Make sure your trousers are the right length, too. If they’re too long – common if you’re short! – the natural bunching you get at the bottom is really unflattering. They want to just hit the top of your foot, or be slightly ankle grazing. A hint of ankle has a slimming effect on the leg overall.

Finally, the height of the trouser makes a difference. Your best friend will generally be the high waisted trouser, which makes your legs look longer – and you taller. The only exception to this rule is if you are already proportionately long in the leg compared to your torso, in which case, a mid rise will be better.

As a finishing touch, try a belt – it really makes the difference when cinching and defining your waist.


Just a couple of points about shoes that can make a difference if you want your outfit to be as flattering and lengthening as possible.

Firstly, if you’re wearing a black trouser or black tights, match your shoe colour. It gives the simple illusion of longer legs simply because there is no ’break’ between leg and foot.

Heels are your friend. Even a modest heel raises and shows the top of your foot from the front, creating the illusion of a longer leg – particularly when combined with the tip above. Think a black heeled boot with a black jean.

Finally, if you’re wearing a dress or skirt and showing your legs, don’t choose a shoe with an ankle strap. It’s amazing how much shorter and wider your legs look when you ‘cut’ across the ankle with a strap. Choose a court or even a strappy tie shoe – just not one that has a hard strap right across the ankle – the slimmest part of your leg.


A final word about coats and jackets for petite, curvy frames.

The longline length is your friend.
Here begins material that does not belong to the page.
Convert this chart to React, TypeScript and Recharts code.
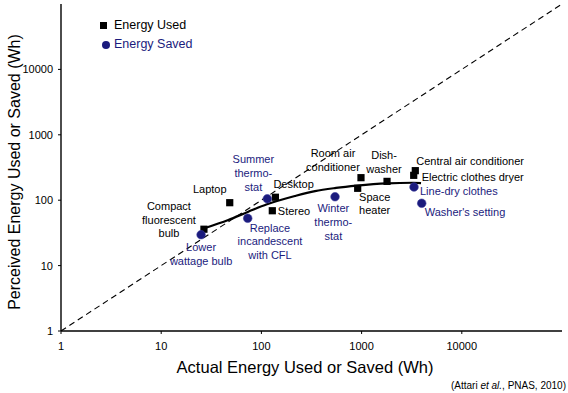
import React from 'react';
import { ComposedChart, Scatter, Line, XAxis, YAxis, ReferenceLine } from 'recharts';

// tick labels (log axes)
const xTicks = [1, 10, 100, 1000, 10000];
const yTicks = [1, 10, 100, 1000, 10000];

// energy used (squares)
const usedNames = [
  'Compact\nfluorescent\nbulb', 'Laptop', 'Desktop', 'Stereo', 'Room air\nconditioner',
  'Space\nheater', 'Dish-\nwasher', 'Central air conditioner', 'Electric clothes dryer',
];
const usedActual = [26.7, 48.3, 138, 128.5, 986, 914, 1794, 3435, 3311];
const usedPerceived = [36, 91.6, 111, 69, 221, 152, 194, 283, 240];

// energy saved (circles)
const savedNames = [
  'Lower\nwattage bulb', 'Replace\nincandescent\nwith CFL', 'Summer\nthermo-\nstat',
  'Winter\nthermo-\nstat', 'Line-dry clothes', "Washer's setting",
];
const savedActual = [25, 73, 114.6, 543, 3335, 3980];
const savedPerceived = [29.7, 52.9, 105, 113, 159, 89.7];

// fitted curve
const fitActual = [26.9, 46.7, 74, 113.7, 216, 343, 555, 900, 1795, 3260, 3920];
const fitPerceived = [37.2, 49.8, 66.7, 86.6, 116, 138, 154, 167, 181, 185, 183];

const NAVY = '#1b1b7d';
const FONT = '"Liberation Sans", Arial, Helvetica, sans-serif';
const LH = 13.8;

// label placement relative to the marker: dx, dy of first line centre, anchor
const place: Record<string, [number, number, 'start' | 'middle']> = {
  'Compact\nfluorescent\nbulb': [-35, -23.3, 'middle'],
  'Laptop': [-20, -14, 'middle'],
  'Desktop': [-2, -13, 'start'],
  'Stereo': [5.5, 0, 'start'],
  'Room air\nconditioner': [-28, -24.4, 'middle'],
  'Space\nheater': [17, 8.4, 'middle'],
  'Dish-\nwasher': [-3, -26, 'middle'],
  'Central air conditioner': [1, -10, 'start'],
  'Electric clothes dryer': [8, 1.4, 'start'],
  'Lower\nwattage bulb': [0, 12.6, 'middle'],
  'Replace\nincandescent\nwith CFL': [22.3, 9.4, 'middle'],
  'Summer\nthermo-\nstat': [-14, -39.4, 'middle'],
  'Winter\nthermo-\nstat': [-1.7, 11.6, 'middle'],
  'Line-dry clothes': [6, 4, 'start'],
  "Washer's setting": [3, 9, 'start'],
};

const usedData = usedNames.map((name, i) => ({ name, x: usedActual[i], y: usedPerceived[i] }));
const savedData = savedNames.map((name, i) => ({ name, x: savedActual[i], y: savedPerceived[i] }));
const fitData = fitActual.map((x, i) => ({ x, y: fitPerceived[i] }));

function PointLabel({ cx, cy, name, color }: { cx: number; cy: number; name: string; color: string }) {
  const [dx, dy, anchor] = place[name] || [6, 0, 'start'];
  return (
    <text fontSize={11} fontFamily={FONT} fill={color} textAnchor={anchor}>
      {name.split('\n').map((ln, i) => (
        <tspan key={i} x={cx + dx} y={cy + dy + i * LH} dy="0.35em">{ln}</tspan>
      ))}
    </text>
  );
}

const SquareShape = (props: any) => {
  const { cx, cy, payload } = props;
  return (
    <g>
      <rect x={cx - 3.6} y={cy - 3.6} width={7.2} height={7.2} fill="#000" />
      <PointLabel cx={cx} cy={cy} name={payload.name} color="#000" />
    </g>
  );
};

const CircleShape = (props: any) => {
  const { cx, cy, payload } = props;
  return (
    <g>
      <circle cx={cx} cy={cy} r={4.3} fill={NAVY} stroke="#3a3a9a" strokeWidth={0.6} />
      <PointLabel cx={cx} cy={cy} name={payload.name} color={NAVY} />
    </g>
  );
};

const XTitle = () => (
  <g fontFamily={FONT}>
    <text x={305} y={367} fontSize={16.5} textAnchor="middle" dominantBaseline="central" fill="#000">
      Actual Energy Used or Saved (Wh)
    </text>
    <text x={566} y={385} fontSize={10} textAnchor="end" dominantBaseline="central" fill="#000">
      (Attari <tspan fontStyle="italic">et al.</tspan>, PNAS, 2010)
    </text>
  </g>
);

const YTitle = () => (
  <text
    x={14} y={172} fontSize={16} fontFamily={FONT} textAnchor="middle" dominantBaseline="central"
    fill="#000" transform="rotate(-90, 14, 172)"
  >
    Perceived Energy Used or Saved (Wh)
  </text>
);

const tickStyle = { fontSize: 11, fill: '#000', fontFamily: FONT };

export default function App() {
  return (
    <div style={{ position: 'absolute', left: 0, top: 0, width: 568, height: 393, background: '#fff' }}>
      <ComposedChart width={568} height={393} margin={{ top: 4, right: 6, bottom: 0, left: 0 }}>
        <XAxis
          dataKey="x" type="number" scale="log" domain={[1, 100000]} allowDataOverflow
          ticks={xTicks} tick={tickStyle} tickSize={3} tickMargin={8} height={62}
          axisLine={{ stroke: '#000', strokeWidth: 1.4 }} tickLine={{ stroke: '#000' }}
          label={{ content: () => <XTitle /> }}
        />
        <XAxis
          xAxisId="top" orientation="top" type="number" scale="log" domain={[1, 100000]}
          height={0} tick={false} tickLine={false} axisLine={{ stroke: '#666', strokeWidth: 1.6 }}
        />
        <YAxis
          dataKey="y" type="number" scale="log" domain={[1, 100000]} allowDataOverflow
          ticks={yTicks} tick={tickStyle} tickSize={3} tickMargin={5} width={61}
          axisLine={{ stroke: '#000', strokeWidth: 1.4 }} tickLine={{ stroke: '#000' }}
          label={{ content: () => <YTitle /> }}
        />
        <YAxis
          yAxisId="right" orientation="right" type="number" scale="log" domain={[1, 100000]}
          width={0} tick={false} tickLine={false} axisLine={{ stroke: '#000', strokeWidth: 1.2 }}
        />
        <ReferenceLine
          segment={[{ x: 1, y: 1 }, { x: 100000, y: 100000 }]}
          stroke="#000" strokeWidth={1.1} strokeDasharray="6 4" ifOverflow="hidden"
        />
        <Line
          data={fitData} dataKey="y" type="monotone" stroke="#000" strokeWidth={2.2}
          dot={false} activeDot={false} isAnimationActive={false}
        />
        <Scatter data={usedData} dataKey="y" shape={SquareShape} isAnimationActive={false} />
        <Scatter data={savedData} dataKey="y" shape={CircleShape} isAnimationActive={false} />
      </ComposedChart>
      <div style={{ position: 'absolute', left: 98, top: 16, fontFamily: FONT, fontSize: 12.5, lineHeight: '19px' }}>
        <div style={{ display: 'flex', alignItems: 'center', color: '#000' }}>
          <span style={{ width: 7, height: 7, background: '#000', display: 'inline-block', marginLeft: 2, marginRight: 7 }} />
          Energy Used
        </div>
        <div style={{ display: 'flex', alignItems: 'center', color: NAVY }}>
          <span style={{ width: 8, height: 8, borderRadius: 4, background: NAVY, display: 'inline-block', marginLeft: 4, marginRight: 4 }} />
          Energy Saved
        </div>
      </div>
    </div>
  );
}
Choose outerwear that falls to mid-thigh or lower, particularly if you have curvy hips. Not only does it skim over your curves, but it draws the eye down and creates length in your frame. Conversely, a short jacket that ends at the hip is only going to emphasise this area.

What you can also do with outerwear is contrast the curves in your body with sharp tailoring. Blazers and jackets with clean, straight lines will give this illusion to your figure, making you look taller and slimmer.